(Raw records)
——————

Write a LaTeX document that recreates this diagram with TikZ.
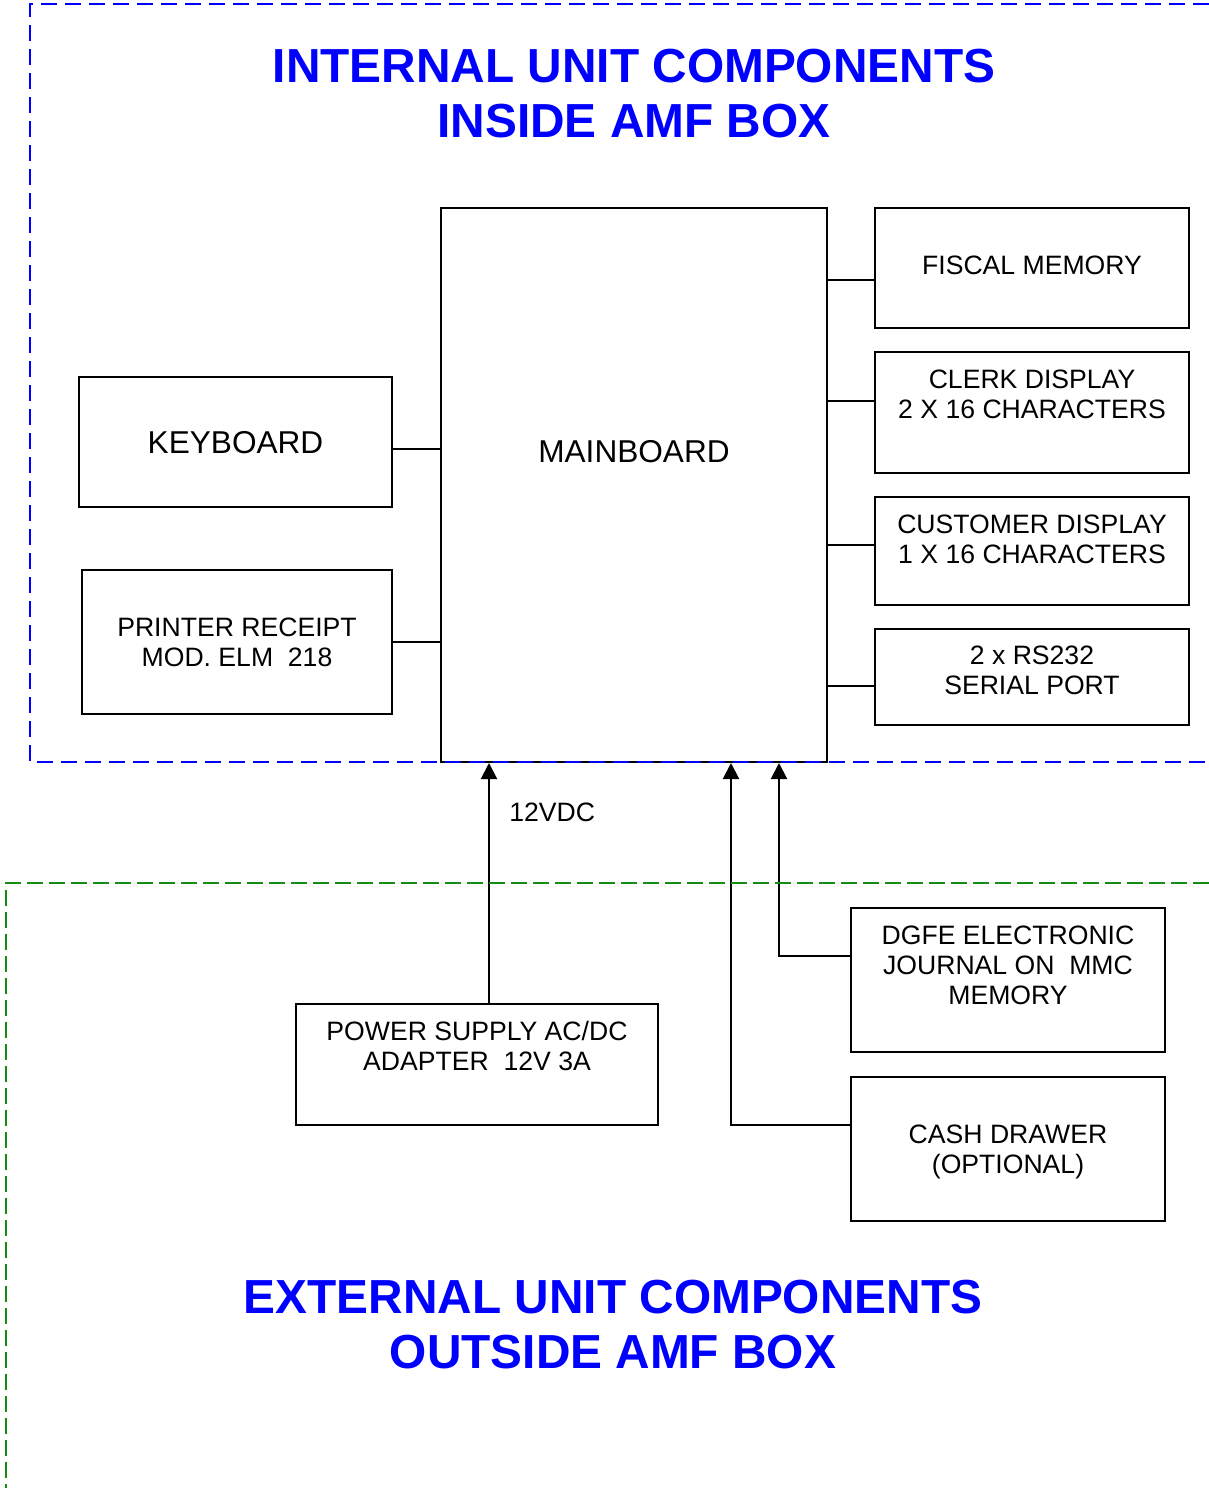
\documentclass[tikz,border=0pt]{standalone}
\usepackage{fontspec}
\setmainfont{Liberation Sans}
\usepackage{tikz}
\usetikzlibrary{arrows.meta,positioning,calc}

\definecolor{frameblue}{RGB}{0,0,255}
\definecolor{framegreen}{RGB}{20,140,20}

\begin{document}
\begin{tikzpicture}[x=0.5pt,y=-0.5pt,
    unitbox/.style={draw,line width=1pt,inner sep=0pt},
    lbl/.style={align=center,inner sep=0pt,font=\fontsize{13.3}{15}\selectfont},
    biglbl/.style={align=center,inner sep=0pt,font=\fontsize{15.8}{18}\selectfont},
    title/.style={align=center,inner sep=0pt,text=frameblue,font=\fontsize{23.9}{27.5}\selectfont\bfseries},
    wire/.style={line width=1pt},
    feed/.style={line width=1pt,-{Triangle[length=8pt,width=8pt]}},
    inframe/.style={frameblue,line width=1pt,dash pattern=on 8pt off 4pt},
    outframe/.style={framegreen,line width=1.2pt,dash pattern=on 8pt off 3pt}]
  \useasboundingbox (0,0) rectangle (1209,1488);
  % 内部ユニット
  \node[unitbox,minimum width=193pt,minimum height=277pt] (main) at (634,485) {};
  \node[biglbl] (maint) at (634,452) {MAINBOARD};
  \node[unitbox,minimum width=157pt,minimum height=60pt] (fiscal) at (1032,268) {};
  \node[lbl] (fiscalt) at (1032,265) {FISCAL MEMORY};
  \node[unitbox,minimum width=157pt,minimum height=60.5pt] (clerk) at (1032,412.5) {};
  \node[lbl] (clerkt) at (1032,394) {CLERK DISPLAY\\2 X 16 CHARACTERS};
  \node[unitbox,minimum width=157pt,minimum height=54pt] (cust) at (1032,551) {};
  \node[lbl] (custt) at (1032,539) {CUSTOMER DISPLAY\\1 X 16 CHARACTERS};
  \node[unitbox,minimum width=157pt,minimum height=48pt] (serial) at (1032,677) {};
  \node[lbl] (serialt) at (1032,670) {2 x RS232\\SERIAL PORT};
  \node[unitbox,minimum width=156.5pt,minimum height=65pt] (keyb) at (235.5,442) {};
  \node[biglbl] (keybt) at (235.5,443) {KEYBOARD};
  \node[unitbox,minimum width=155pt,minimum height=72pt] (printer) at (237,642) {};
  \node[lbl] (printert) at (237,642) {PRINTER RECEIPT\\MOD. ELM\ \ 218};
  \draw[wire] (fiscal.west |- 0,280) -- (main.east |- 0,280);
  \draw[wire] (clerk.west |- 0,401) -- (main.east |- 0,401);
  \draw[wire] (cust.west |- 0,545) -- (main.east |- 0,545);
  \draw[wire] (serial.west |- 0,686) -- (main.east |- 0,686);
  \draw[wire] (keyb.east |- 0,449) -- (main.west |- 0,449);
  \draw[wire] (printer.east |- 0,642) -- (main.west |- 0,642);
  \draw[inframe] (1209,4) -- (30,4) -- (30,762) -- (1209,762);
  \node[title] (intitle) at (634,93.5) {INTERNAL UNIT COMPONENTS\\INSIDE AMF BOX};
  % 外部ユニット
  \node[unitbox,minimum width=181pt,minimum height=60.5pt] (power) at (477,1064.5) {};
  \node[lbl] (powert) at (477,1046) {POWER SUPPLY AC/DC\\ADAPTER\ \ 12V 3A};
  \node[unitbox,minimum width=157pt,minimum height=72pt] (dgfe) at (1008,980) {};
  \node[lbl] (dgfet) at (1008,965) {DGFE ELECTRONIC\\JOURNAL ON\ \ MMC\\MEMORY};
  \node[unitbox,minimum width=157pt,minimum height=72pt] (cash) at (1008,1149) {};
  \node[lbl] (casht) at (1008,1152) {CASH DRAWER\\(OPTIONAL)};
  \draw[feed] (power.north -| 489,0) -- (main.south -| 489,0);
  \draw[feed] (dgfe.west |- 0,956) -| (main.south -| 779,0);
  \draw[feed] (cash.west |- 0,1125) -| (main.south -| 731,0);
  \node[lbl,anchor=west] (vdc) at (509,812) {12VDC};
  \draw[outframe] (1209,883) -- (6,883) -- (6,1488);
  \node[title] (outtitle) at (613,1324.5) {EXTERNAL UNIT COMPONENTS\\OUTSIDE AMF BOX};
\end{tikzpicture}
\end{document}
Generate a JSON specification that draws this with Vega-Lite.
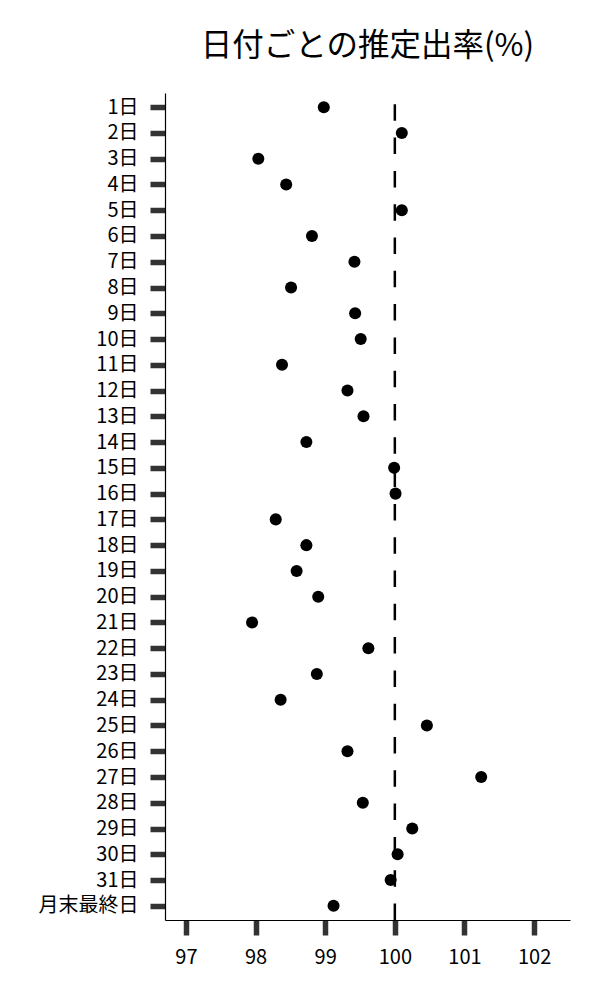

——————

• [WHAT THIS TASK INVOLVES]:
All of the material above should be reproduced exactly, except the pictures.

• [EXERCISE OUTPUT]:
Write a LaTeX document that recreates this diagram with TikZ.
\documentclass[tikz,border=0pt]{standalone}
\usepackage{fontspec}
\setmainfont{Liberation Sans}
\usepackage{tikz}
\usetikzlibrary{arrows.meta,positioning,calc}

\definecolor{frameblue}{RGB}{0,0,255}
\definecolor{framegreen}{RGB}{20,140,20}

\begin{document}
\begin{tikzpicture}[x=0.5pt,y=-0.5pt,
    unitbox/.style={draw,line width=1pt,inner sep=0pt},
    lbl/.style={align=center,inner sep=0pt,font=\fontsize{13.3}{15}\selectfont},
    biglbl/.style={align=center,inner sep=0pt,font=\fontsize{15.8}{18}\selectfont},
    title/.style={align=center,inner sep=0pt,text=frameblue,font=\fontsize{23.9}{27.5}\selectfont\bfseries},
    wire/.style={line width=1pt},
    feed/.style={line width=1pt,-{Triangle[length=8pt,width=8pt]}},
    inframe/.style={frameblue,line width=1pt,dash pattern=on 8pt off 4pt},
    outframe/.style={framegreen,line width=1.2pt,dash pattern=on 8pt off 3pt}]
  \useasboundingbox (0,0) rectangle (1209,1488);
  % 内部ユニット
  \node[unitbox,minimum width=193pt,minimum height=277pt] (main) at (634,485) {};
  \node[biglbl] (maint) at (634,452) {MAINBOARD};
  \node[unitbox,minimum width=157pt,minimum height=60pt] (fiscal) at (1032,268) {};
  \node[lbl] (fiscalt) at (1032,265) {FISCAL MEMORY};
  \node[unitbox,minimum width=157pt,minimum height=60.5pt] (clerk) at (1032,412.5) {};
  \node[lbl] (clerkt) at (1032,394) {CLERK DISPLAY\\2 X 16 CHARACTERS};
  \node[unitbox,minimum width=157pt,minimum height=54pt] (cust) at (1032,551) {};
  \node[lbl] (custt) at (1032,539) {CUSTOMER DISPLAY\\1 X 16 CHARACTERS};
  \node[unitbox,minimum width=157pt,minimum height=48pt] (serial) at (1032,677) {};
  \node[lbl] (serialt) at (1032,670) {2 x RS232\\SERIAL PORT};
  \node[unitbox,minimum width=156.5pt,minimum height=65pt] (keyb) at (235.5,442) {};
  \node[biglbl] (keybt) at (235.5,443) {KEYBOARD};
  \node[unitbox,minimum width=155pt,minimum height=72pt] (printer) at (237,642) {};
  \node[lbl] (printert) at (237,642) {PRINTER RECEIPT\\MOD. ELM\ \ 218};
  \draw[wire] (fiscal.west |- 0,280) -- (main.east |- 0,280);
  \draw[wire] (clerk.west |- 0,401) -- (main.east |- 0,401);
  \draw[wire] (cust.west |- 0,545) -- (main.east |- 0,545);
  \draw[wire] (serial.west |- 0,686) -- (main.east |- 0,686);
  \draw[wire] (keyb.east |- 0,449) -- (main.west |- 0,449);
  \draw[wire] (printer.east |- 0,642) -- (main.west |- 0,642);
  \draw[inframe] (1209,4) -- (30,4) -- (30,762) -- (1209,762);
  \node[title] (intitle) at (634,93.5) {INTERNAL UNIT COMPONENTS\\INSIDE AMF BOX};
  % 外部ユニット
  \node[unitbox,minimum width=181pt,minimum height=60.5pt] (power) at (477,1064.5) {};
  \node[lbl] (powert) at (477,1046) {POWER SUPPLY AC/DC\\ADAPTER\ \ 12V 3A};
  \node[unitbox,minimum width=157pt,minimum height=72pt] (dgfe) at (1008,980) {};
  \node[lbl] (dgfet) at (1008,965) {DGFE ELECTRONIC\\JOURNAL ON\ \ MMC\\MEMORY};
  \node[unitbox,minimum width=157pt,minimum height=72pt] (cash) at (1008,1149) {};
  \node[lbl] (casht) at (1008,1152) {CASH DRAWER\\(OPTIONAL)};
  \draw[feed] (power.north -| 489,0) -- (main.south -| 489,0);
  \draw[feed] (dgfe.west |- 0,956) -| (main.south -| 779,0);
  \draw[feed] (cash.west |- 0,1125) -| (main.south -| 731,0);
  \node[lbl,anchor=west] (vdc) at (509,812) {12VDC};
  \draw[outframe] (1209,883) -- (6,883) -- (6,1488);
  \node[title] (outtitle) at (613,1324.5) {EXTERNAL UNIT COMPONENTS\\OUTSIDE AMF BOX};
\end{tikzpicture}
\end{document}
Generate a JSON specification that draws this with Vega-Lite.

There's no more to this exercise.